Ask Jerry: What happened to laser autofocus?

Welcome to Ask Jerry, where we talk about any and all the questions you might have about the smart things in your life. I’m Jerry, and I have spent the better part of my life working with tech. I have a background in engineering and R&D and have been covering Android and Google for the past 15 years. 

Ask Jerry

(Image credit: Future)

Ask Jerry is a column where we answer your burning Android/tech questions with the help of long-time Android Central editor Jerry Hildenbrand.

I’m also really good at researching data about everything — that’s a big part of our job here at Android Central — and I love to help people (another big part of our job!). If you have questions about your tech, I’d love to talk about them. 

Email me at askjerryac@gmail.com, and I’ll try to get things sorted out. You can remain anonymous if you like, and we promise we’re not sharing anything we don’t cover here.

I look forward to hearing from you!


What happened to laser autofocus?

Ask Jerry: What happened to laser autofocus?

(Image credit: Apoorva Bhardwaj / Android Central)

Alex writes:

I’ve been wondering about the importance of laser auto-focus for smartphone cameras. 

I’m asking this question because I noticed this feature missing from OnePlus’ flagship phones for several years now after being included previously. 

Is OnePlus cutting corners by not including it anymore or does this feature have little benefit to begin with? Thanks.

This is a really cool question that shows how much consumers care about the camera on any new phone. It also shows how manufacturers can’t just make a change without people wondering why.
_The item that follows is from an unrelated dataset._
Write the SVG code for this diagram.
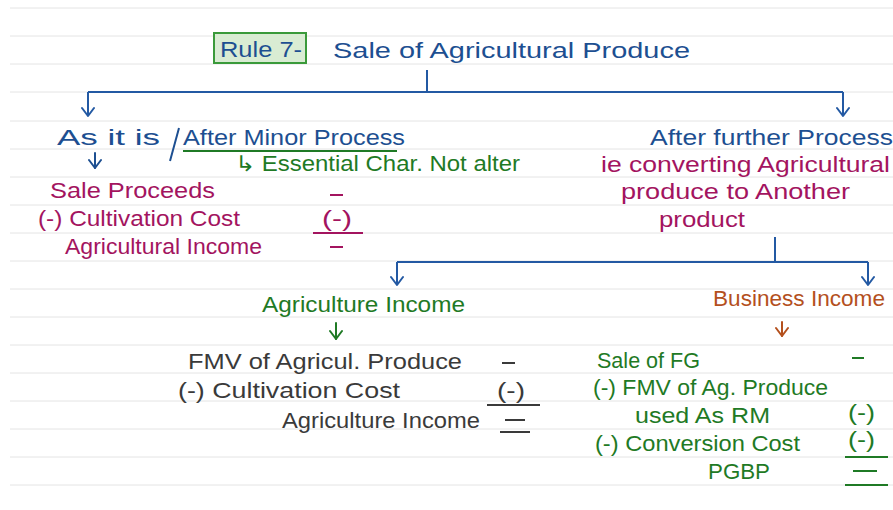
<svg xmlns="http://www.w3.org/2000/svg" width="893" height="510" viewBox="0 0 893 510">
  <defs>
    <marker id="arrow" viewBox="0 0 12 14" refX="10" refY="7" markerWidth="12" markerHeight="14" markerUnits="userSpaceOnUse" orient="auto">
      <polyline points="2,1 10,7 2,13" fill="none" stroke="context-stroke" stroke-width="2" stroke-linecap="round" stroke-linejoin="round"/>
    </marker>
    <style>
      text { font-family: "Liberation Sans", "DejaVu Sans", sans-serif; font-size: 22px; }
      .rule { stroke: #e4e4e4; stroke-width: 1; }
      .blue { fill: #1d4f91; }
      .green { fill: #1f7a25; }
      .mag { fill: #a3145f; }
      .orange { fill: #b4501d; }
      .dark { fill: #3a3a3a; }
      .conn { fill: none; stroke: #2359a3; stroke-width: 2; }
      .small-arrow { fill: none; stroke-width: 2; stroke-linecap: round; }
      .uline { stroke-width: 2; }
    </style>
  </defs>

  <rect width="893" height="510" fill="#ffffff"/>

  <!-- ruled notebook lines -->
  <g id="ruled-lines">
    <line class="rule" x1="10" y1="8" x2="893" y2="8"/>
    <line class="rule" x1="10" y1="36" x2="893" y2="36"/>
    <line class="rule" x1="10" y1="64" x2="893" y2="64"/>
    <line class="rule" x1="10" y1="92" x2="893" y2="92"/>
    <line class="rule" x1="10" y1="121" x2="893" y2="121"/>
    <line class="rule" x1="10" y1="149" x2="893" y2="149"/>
    <line class="rule" x1="10" y1="177" x2="893" y2="177"/>
    <line class="rule" x1="10" y1="205" x2="893" y2="205"/>
    <line class="rule" x1="10" y1="233" x2="893" y2="233"/>
    <line class="rule" x1="10" y1="261" x2="893" y2="261"/>
    <line class="rule" x1="10" y1="289" x2="893" y2="289"/>
    <line class="rule" x1="10" y1="317" x2="893" y2="317"/>
    <line class="rule" x1="10" y1="345" x2="893" y2="345"/>
    <line class="rule" x1="10" y1="373" x2="893" y2="373"/>
    <line class="rule" x1="10" y1="401" x2="893" y2="401"/>
    <line class="rule" x1="10" y1="429" x2="893" y2="429"/>
    <line class="rule" x1="10" y1="457" x2="893" y2="457"/>
    <line class="rule" x1="10" y1="485" x2="893" y2="485"/>
  </g>

  <!-- title -->
  <g id="title">
    <rect x="214" y="33" width="92" height="30" fill="#d9ecd3" stroke="#3a9a3a" stroke-width="2"/>
    <text class="blue" x="220" y="57" textLength="82" lengthAdjust="spacingAndGlyphs">Rule 7-</text>
    <text class="blue" x="333" y="58" font-size="24" textLength="357" lengthAdjust="spacingAndGlyphs">Sale of Agricultural Produce</text>
  </g>

  <!-- connectors -->
  <g id="connectors">
    <path class="conn" d="M427 70 V92"/>
    <path class="conn" d="M88 92 H843"/>
    <path class="conn" d="M88 92 V116" marker-end="url(#arrow)"/>
    <path class="conn" d="M843 92 V116" marker-end="url(#arrow)"/>
    <path class="conn" d="M775 237 V262"/>
    <path class="conn" d="M397 262 H868"/>
    <path class="conn" d="M397 262 V285" marker-end="url(#arrow)"/>
    <path class="conn" d="M868 262 V285" marker-end="url(#arrow)"/>
  </g>

  <!-- left branch: as it is / after minor process -->
  <g id="as-it-is">
    <text class="blue" x="57" y="145" font-size="24" textLength="103" lengthAdjust="spacingAndGlyphs">As it is</text>
    <line x1="179" y1="128" x2="170" y2="161" stroke="#1d4f91" stroke-width="2"/>
    <text class="blue" x="183" y="145" textLength="222" lengthAdjust="spacingAndGlyphs">After Minor Process</text>
    <line class="uline" x1="183" y1="151" x2="397" y2="151" stroke="#1f7a25"/>
    <text class="green" x="235" y="171" textLength="285" lengthAdjust="spacingAndGlyphs">↳ Essential Char. Not alter</text>
    <path class="small-arrow" stroke="#1d4f91" d="M95 153 V168" marker-end="url(#arrow)"/>
  </g>

  <g id="agri-income-simple">
    <text class="mag" x="50" y="198" textLength="165" lengthAdjust="spacingAndGlyphs">Sale Proceeds</text>
    <text class="mag" x="38" y="226" textLength="202" lengthAdjust="spacingAndGlyphs">(-) Cultivation Cost</text>
    <text class="mag" x="65" y="254" textLength="197" lengthAdjust="spacingAndGlyphs">Agricultural Income</text>
    <line class="uline" x1="330" y1="195" x2="343" y2="195" stroke="#a3145f"/>
    <text class="mag" x="322" y="226" font-size="18" textLength="30" lengthAdjust="spacingAndGlyphs">(-)</text>
    <line class="uline" x1="313" y1="233" x2="363" y2="233" stroke="#a3145f"/>
    <line class="uline" x1="330" y1="247" x2="343" y2="247" stroke="#a3145f"/>
  </g>

  <!-- right branch: after further process -->
  <g id="further-process">
    <text class="blue" x="650" y="145" textLength="243" lengthAdjust="spacingAndGlyphs">After further Process</text>
    <text class="mag" x="601" y="172" textLength="289" lengthAdjust="spacingAndGlyphs">ie converting Agricultural</text>
    <text class="mag" x="621" y="199" textLength="229" lengthAdjust="spacingAndGlyphs">produce to Another</text>
    <text class="mag" x="659" y="227" textLength="86" lengthAdjust="spacingAndGlyphs">product</text>
  </g>

  <!-- agriculture income part -->
  <g id="agriculture-income">
    <text class="green" x="262" y="312" textLength="203" lengthAdjust="spacingAndGlyphs">Agriculture Income</text>
    <path class="small-arrow" stroke="#1f7a25" d="M336 323 V339" marker-end="url(#arrow)"/>
    <text class="dark" x="188" y="369" textLength="274" lengthAdjust="spacingAndGlyphs">FMV of Agricul. Produce</text>
    <text class="dark" x="178" y="398" textLength="222" lengthAdjust="spacingAndGlyphs">(-) Cultivation Cost</text>
    <text class="dark" x="282" y="428" textLength="198" lengthAdjust="spacingAndGlyphs">Agriculture Income</text>
    <line class="uline" x1="502" y1="363" x2="515" y2="363" stroke="#3a3a3a"/>
    <text class="dark" x="497" y="398" font-size="18" textLength="28" lengthAdjust="spacingAndGlyphs">(-)</text>
    <line class="uline" x1="487" y1="405" x2="540" y2="405" stroke="#3a3a3a"/>
    <line class="uline" x1="505" y1="420" x2="525" y2="420" stroke="#3a3a3a"/>
    <line class="uline" x1="500" y1="432" x2="530" y2="432" stroke="#3a3a3a"/>
  </g>

  <!-- business income part -->
  <g id="business-income">
    <text class="orange" x="713" y="306" textLength="172" lengthAdjust="spacingAndGlyphs">Business Income</text>
    <path class="small-arrow" stroke="#b4501d" d="M782 322 V336" marker-end="url(#arrow)"/>
    <text class="green" x="597" y="368" textLength="103" lengthAdjust="spacingAndGlyphs">Sale of FG</text>
    <text class="green" x="593" y="395" textLength="235" lengthAdjust="spacingAndGlyphs">(-) FMV of Ag. Produce</text>
    <text class="green" x="635" y="423" textLength="135" lengthAdjust="spacingAndGlyphs">used As RM</text>
    <text class="green" x="595" y="451" textLength="205" lengthAdjust="spacingAndGlyphs">(-) Conversion Cost</text>
    <text class="green" x="708" y="479" textLength="62" lengthAdjust="spacingAndGlyphs">PGBP</text>
    <line class="uline" x1="852" y1="358" x2="864" y2="358" stroke="#1f7a25"/>
    <text class="green" x="848" y="420" font-size="18" textLength="27" lengthAdjust="spacingAndGlyphs">(-)</text>
    <text class="green" x="848" y="447" font-size="18" textLength="27" lengthAdjust="spacingAndGlyphs">(-)</text>
    <line class="uline" x1="845" y1="457" x2="888" y2="457" stroke="#1f7a25"/>
    <line class="uline" x1="853" y1="471" x2="877" y2="471" stroke="#1f7a25"/>
    <line class="uline" x1="845" y1="485" x2="888" y2="485" stroke="#1f7a25"/>
  </g>
</svg>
The short answer is that laser autofocus has been replaced with something “better”, or at least something phone makers think is better. 

There are a lot of ways to try and focus a camera. The simplest — and one that isn’t used much at all any longer — is using the contrast between two surfaces to adjust the lens. This does work, but it’s slow and needs a lot of light to be reliable.

PDAF (Phase Detection Auto Focus) uses a small number of pixels on the camera sensor to focus the lens by measuring differences in light. If nearby pixels measure different amounts of light, the lens is corrected until they are the same and the image should be in focus.

Ask Jerry: What happened to laser autofocus?

The Galaxy S21 used laser focus in addition to PDAF.  (Image credit: Android Central)

Laser Autofocus uses a small laser near the camera lens that emits a short burst at the center of your photo. The camera software measures how much time it takes for this light to bounce back and uses this measurement to determine how far away the object is so the lens knows how to focus. A ToF (time of flight) sensor can make this even better.

We’re going to talk a bit more about PDAF because it’s replaced laser focus for the most part. Improvements to the tech like DPAF (Dual Pixel Auto Focus) which uses photodiodes on every pixel of the image sensor to monitor an actual electrical signal for focus information, is fast and accurate. You’ll find it on expensive DSLR cameras as well as phones.

The OnePlus 12 takes this idea and extends it even further. Officially, the OnePlus 12 uses “multi-directional PDAF” to focus its camera sensors. To figure out what this is you need to look towards Oppo, OnePlus’ parent/sister company (depending on who you ask) also uses this and uses the tech on phones like the Find X2.

Ask Jerry: What happened to laser autofocus?

(Image credit: Sony)

Using a custom Sony sensor, pattern change (what PDAF uses to make focal adjustments) can be measured along both the vertical and horizontal plane instead of only vertically. This gives double the data of PDAF for faster focusing and better focus in low light.

Four adjacent pixels are used under the same single-color lens in the sensor’s microlens instead of each using its single lens, This enlarges the focusing area and means the pixels used for focusing are also part of the image itself and don’t have to be cropped out.

Using every pixel for focusing and taking the actual photo means there’s no need for extras like a laser or ToF sensor. 

So far it seems to work really well. I expect we’ll see all high-end phones doing something similar in the next few years until something better comes along!